What was done to me was the most difficult incident for me, but there are more incidents that are traumatizing, like witnessing someone getting killed in front of you. And there are other difficulties. In Jordan when I first got here and I was living with the guys, I had nowhere to go. I only left the house once to go to the UNHCR. So I used to stay at home most of the time but when I started to go out later on, I would hear people calling me “dark skinned” and they would throw stones at me. Boys in the street did this and I would go home and lock the doors and cry. It hurt me. I would start to think of why I came here.
Today I work and I pay the rent and I spend the rest. The salary isn’t enough, but it is better than before. I feel that nothing supports me here in Jordan, but I am strong and I give myself the strength. I support myself.

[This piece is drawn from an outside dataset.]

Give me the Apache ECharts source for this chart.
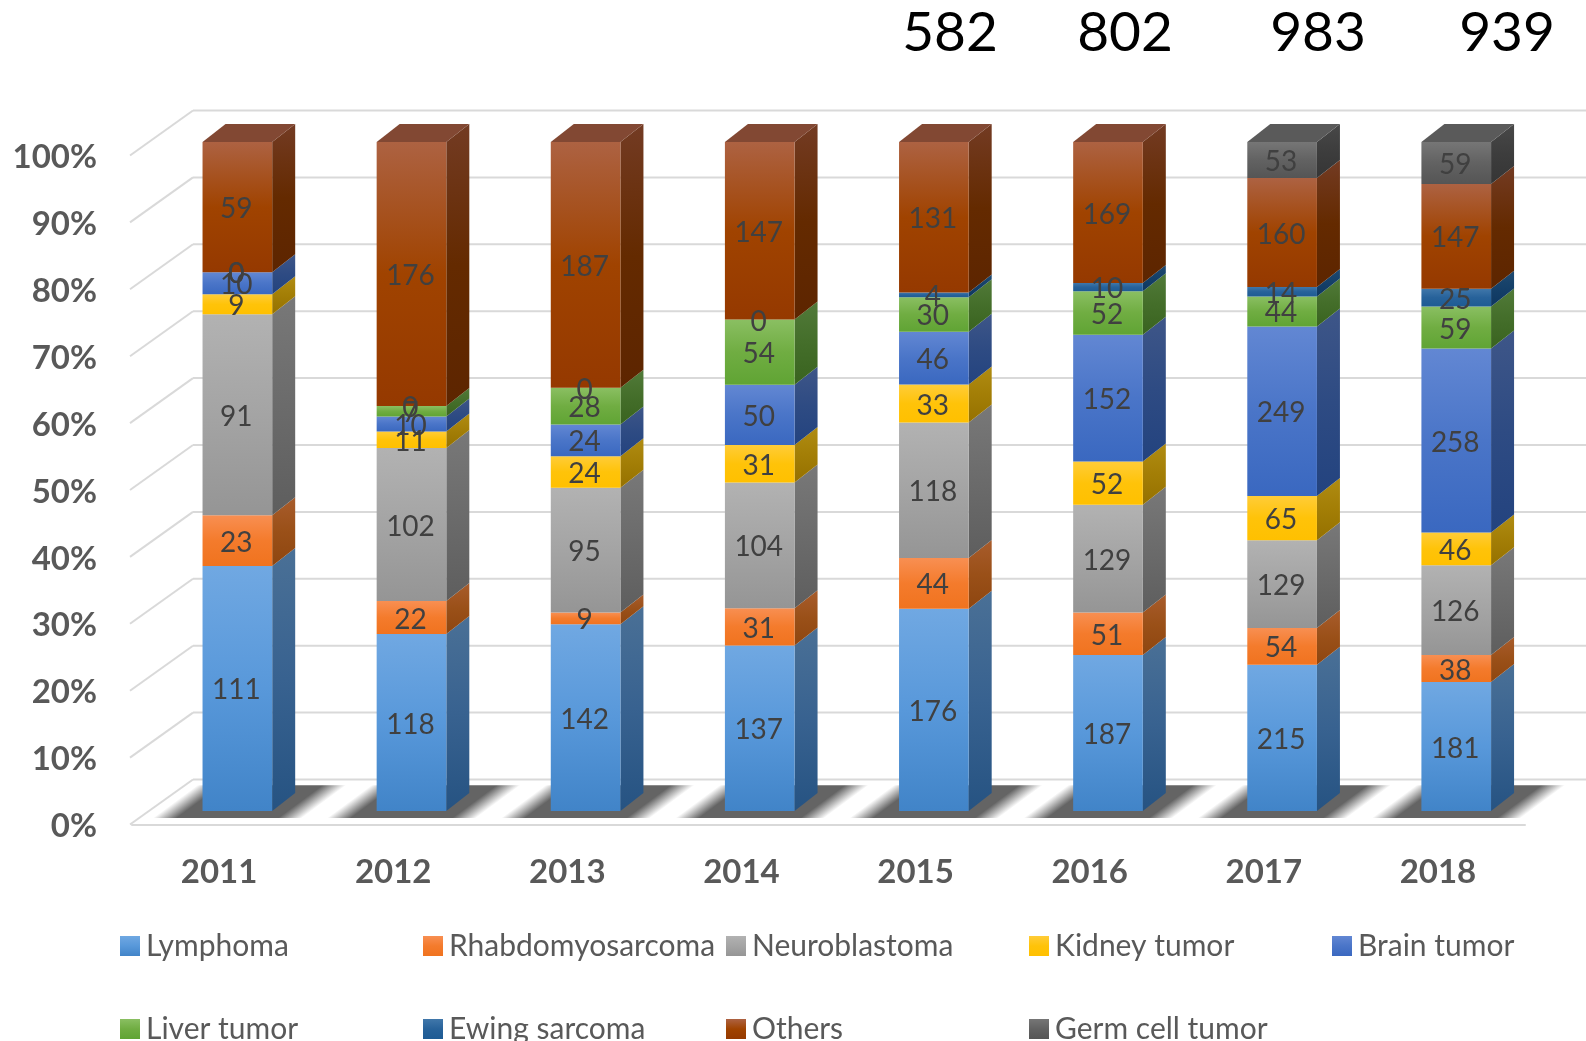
<!DOCTYPE html>
<html>
<head>
<meta charset="utf-8">
<title>Tumor types by year</title>
<script src="https://cdn.jsdelivr.net/npm/echarts@6/dist/echarts.min.js"></script>
<style>
    html, body { margin: 0; padding: 0; background: #fff; }
    #chart { width: 1586px; height: 1041px; }
</style>
</head>
<body>
<div id="chart"></div>
<script>
const years = ['2011', '2012', '2013', '2014', '2015', '2016', '2017', '2018'];
const seriesNames = ['Lymphoma', 'Rhabdomyosarcoma', 'Neuroblastoma', 'Kidney tumor', 'Brain tumor',
    'Liver tumor', 'Ewing sarcoma', 'Others', 'Germ cell tumor'];

// one value per year, null where the reference has no label at all
const lymphoma = [111, 118, 142, 137, 176, 187, 215, 181];
const rhabdomyosarcoma = [23, 22, 9, 31, 44, 51, 54, 38];
const neuroblastoma = [91, 102, 95, 104, 118, 129, 129, 126];
const kidneyTumor = [9, 11, 24, 31, 33, 52, 65, 46];
const brainTumor = [10, 10, 24, 50, 46, 152, 249, 258];
const liverTumor = [0, 7, 28, 54, 30, 52, 44, 59];
const ewingSarcoma = [0, 0, 0, 0, 4, 10, 14, 25];
const others = [59, 176, 187, 147, 131, 169, 160, 147];
const germCellTumor = [null, null, null, null, null, null, 53, 59];

const totalLabels = ['582', '802', '983', '939'];
const totalLabelX = [950, 1125, 1318, 1507];
const yTicks = [0, 10, 20, 30, 40, 50, 60, 70, 80, 90, 100];

// front [top, mid, bottom], side [top, mid, bottom], cap
const shades = [
    [['#70a8e2', '#5898da', '#4184c8'], ['#4a7096', '#386290', '#265382'], '#3f6a94'],
    [['#f88f52', '#f47b2c', '#f0731f'], ['#a85c2c', '#9a5018', '#8e4610'], '#a05a2c'],
    [['#b2b2b2', '#a4a4a4', '#959595'], ['#787878', '#6b6b6b', '#5e5e5e'], '#777777'],
    [['#ffcc38', '#ffc309', '#ffc000'], ['#b08c12', '#a37e06', '#957100'], '#ad8a18'],
    [['#6287d3', '#4a75c8', '#3a68c0'], ['#3e5688', '#2e4b83', '#23437f'], '#3e5688'],
    [['#8abf62', '#70ad42', '#60a434'], ['#517a39', '#446e2a', '#39631f'], '#517a39'],
    [['#4077aa', '#27629a', '#1e5b94'], ['#1f4a70', '#143f68', '#0e3760'], '#1f4a70'],
    [['#ad6242', '#a04300', '#953900'], ['#733b23', '#642a00', '#5d2500'], '#824833'],
    [['#767676', '#626262', '#555555'], ['#484848', '#3d3d3d', '#353535'], '#5a5a5a'],
];

const GRAY_TEXT = '#595959';
const LABEL_TEXT = '#404040';
const WALL_LINE = '#d9d9d9';
const FLOOR_SHADOW = '#646464';
const FONT = 'Lato, sans-serif';

// oblique projection of the plot box: depth 0 is the front plane, depth 1 the back wall
const DEPTH_X = 61;
const DEPTH_Y = -45;
const BAR_FRONT = 0.3;
const BAR_SIDE_X = 23;
const BAR_SIDE_Y = -18;

const columns = [lymphoma, rhabdomyosarcoma, neuroblastoma, kidneyTumor, brainTumor,
    liverTumor, ewingSarcoma, others, germCellTumor];

const yearTotals = years.map((_, i) => columns.reduce((sum, col) => sum + (col[i] || 0), 0));

function project(pt, depth) {
    return [pt[0] + DEPTH_X * depth, pt[1] + DEPTH_Y * depth];
}

function vGradient(stops) {
    return new echarts.graphic.LinearGradient(0, 0, 0, 1, [
        { offset: 0, color: stops[0] },
        { offset: 0.5, color: stops[1] },
        { offset: 1, color: stops[2] },
    ]);
}

function renderWall(params, api) {
    const v = api.value(0);
    const box = params.coordSys;
    const y = api.coord([0, v])[1];
    const lineStyle = { stroke: WALL_LINE, lineWidth: 2, fill: null };
    const corner = [box.x - 2, y];
    const cornerBack = project([box.x, y], 1);
    const rightBack = project([box.x + box.width, y], 1);
    return {
        type: 'group',
        children: [
            { type: 'line', shape: { x1: corner[0], y1: corner[1], x2: cornerBack[0], y2: cornerBack[1] }, style: lineStyle },
            { type: 'line', shape: { x1: cornerBack[0], y1: cornerBack[1], x2: rightBack[0], y2: rightBack[1] }, style: lineStyle },
        ],
    };
}

// soft shadow on the floor: the fade runs across the slanted edges of the parallelogram
function renderFloorShadow(params, api) {
    const base = api.coord([api.value(0), 0]);
    const left = base[0] - 75;
    const right = base[0] + 74;
    const near = 0.145;
    const far = 0.87;
    const pts = [
        project([left, base[1]], near),
        project([right, base[1]], near),
        project([right, base[1]], far),
        project([left, base[1]], far),
    ];
    const len = Math.hypot(DEPTH_X, DEPTH_Y);
    const nx = -DEPTH_Y / len;
    const ny = DEPTH_X / len;
    const across = (right - left) * nx;
    const x0 = pts[0][0];
    const y0 = pts[0][1];
    const fill = new echarts.graphic.LinearGradient(x0, y0, x0 + nx * across, y0 + ny * across, [
        { offset: 0, color: 'rgba(100,100,100,0)' },
        { offset: 0.16, color: FLOOR_SHADOW },
        { offset: 0.84, color: FLOOR_SHADOW },
        { offset: 1, color: 'rgba(100,100,100,0)' },
    ], true);
    return { type: 'polygon', shape: { points: pts }, style: { fill } };
}

function renderSegment(params, api) {
    const yearIdx = api.value(0);
    const from = api.coord([yearIdx, api.value(1)]);
    const to = api.coord([yearIdx, api.value(2)]);
    const half = api.size([1, 0])[0] * 0.2;
    const shade = shades[params.seriesIndex - 2];

    const fl = project([from[0] - half, from[1]], BAR_FRONT);
    const fr = project([from[0] + half, from[1]], BAR_FRONT);
    const tl = project([to[0] - half, to[1]], BAR_FRONT);
    const tr = project([to[0] + half, to[1]], BAR_FRONT);
    const toBack = p => [p[0] + BAR_SIDE_X, p[1] + BAR_SIDE_Y];

    const children = [];
    if (api.value(3) > 0) {
        children.push({
            type: 'polygon',
            shape: { points: [fr, toBack(fr), toBack(tr), tr] },
            style: { fill: vGradient(shade[1]) },
        });
        children.push({
            type: 'rect',
            shape: { x: tl[0], y: tl[1], width: tr[0] - tl[0], height: fl[1] - tl[1] },
            style: { fill: vGradient(shade[0]) },
        });
        if (api.value(2) >= 99.999) {
            children.push({
                type: 'polygon',
                shape: { points: [tl, tr, toBack(tr), toBack(tl)] },
                style: { fill: shade[2] },
            });
        }
    }
    children.push({
        type: 'text',
        z2: 100,
        style: {
            text: String(api.value(3)),
            x: (tl[0] + tr[0]) / 2 - 1,
            y: (tl[1] + fl[1]) / 2 + 2,
            fill: LABEL_TEXT,
            fontFamily: FONT,
            fontSize: 28,
            textAlign: 'center',
            textVerticalAlign: 'middle',
        },
    });
    return { type: 'group', children };
}

// running share of each year, so every segment carries [year, from%, to%, count]
const runningShare = years.map(() => 0);
const barSeries = columns.map((col, s) => {
    const data = [];
    col.forEach((val, i) => {
        if (val === null) return;
        const start = runningShare[i];
        runningShare[i] = start + val / yearTotals[i] * 100;
        data.push([i, start, runningShare[i], val]);
    });
    return {
        type: 'custom',
        name: seriesNames[s],
        z: 3,
        renderItem: renderSegment,
        encode: { x: 0, y: [1, 2] },
        itemStyle: { color: shades[s][0][1] },
        data,
    };
});

const legends = seriesNames.map((name, i) => ({
    show: true,
    selectedMode: false,
    icon: 'rect',
    padding: 0,
    itemWidth: 20,
    itemHeight: 20,
    left: 120 + (i % 5) * 303,
    top: i < 5 ? 931 : 1014,
    textStyle: { color: GRAY_TEXT, fontFamily: FONT, fontSize: 30, padding: [0, 0, 0, 1] },
    data: [{ name, itemStyle: { color: vGradient(shades[i][0]) } }],
}));

const chart = echarts.init(document.getElementById('chart'));
chart.setOption({
    backgroundColor: '#ffffff',
    animation: false,
    tooltip: { show: false },
    legend: legends,
    grid: { left: 132, right: 61, top: 155.5, bottom: 216.5, containLabel: false },
    xAxis: {
        type: 'category',
        data: years,
        axisLine: { show: true, lineStyle: { color: WALL_LINE, width: 2 } },
        axisTick: { show: false },
        axisLabel: { color: GRAY_TEXT, fontFamily: FONT, fontWeight: 'bold', fontSize: 33, margin: 31 },
    },
    yAxis: {
        type: 'value',
        min: 0,
        max: 100,
        interval: 10,
        axisLine: { show: false },
        axisTick: { show: false },
        splitLine: { show: false },
        axisLabel: { color: GRAY_TEXT, fontFamily: FONT, fontWeight: 'bold', fontSize: 33, margin: 35, verticalAlign: 'top', lineHeight: 4, formatter: '{value}%' },
    },
    graphic: totalLabels.map((text, i) => ({
        type: 'text',
        style: {
            text,
            x: totalLabelX[i],
            y: 33,
            fill: '#000000',
            fontFamily: FONT,
            fontSize: 55,
            textAlign: 'center',
            textVerticalAlign: 'middle',
        },
    })),
    series: [
        {
            type: 'custom',
            name: 'walls',
            z: 1,
            renderItem: renderWall,
            encode: { y: 0 },
            data: yTicks.map(v => [v]),
        },
        {
            type: 'custom',
            name: 'floor',
            z: 2,
            renderItem: renderFloorShadow,
            encode: { x: 0 },
            data: years.map((_, i) => [i]),
        },
        ...barSeries,
    ],
});
</script>
</body>
</html>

Coming to CVT helped me a lot psychologically and spiritually, and it also made me a stronger person. I was weak and lonely and scared of people even the people in the UNHCR. I thought that everybody was a bad person but I changed how I look at people. I even changed the way I treated myself, it really helped me.
Things are good, but I just want to leave Jordan and get resettlement. To get justice, I need to leave this country and work and help my family.
To me, justice means to be fair and not to be unjust. I wish that there was justice.”
Justice would be to feel safety and stability. But what happened in the past is in the past. I don’t think anything can be done about the past. Allah will hold them accountable.
For my future, I wish to settle down and have a family. I hope someday to be married and have children and to work and help my parents and to help the ones who are needy.
My wish is just to travel and settle down, that is the most important thing. I wish that the world can help – I wish the world could help others to achieve safety and help the people in Sudan and Darfur achieve safety and stability. People should know about the violations and the tragedies.
*The author chose this pseudonym and changed other people’s names for security and confidentiality.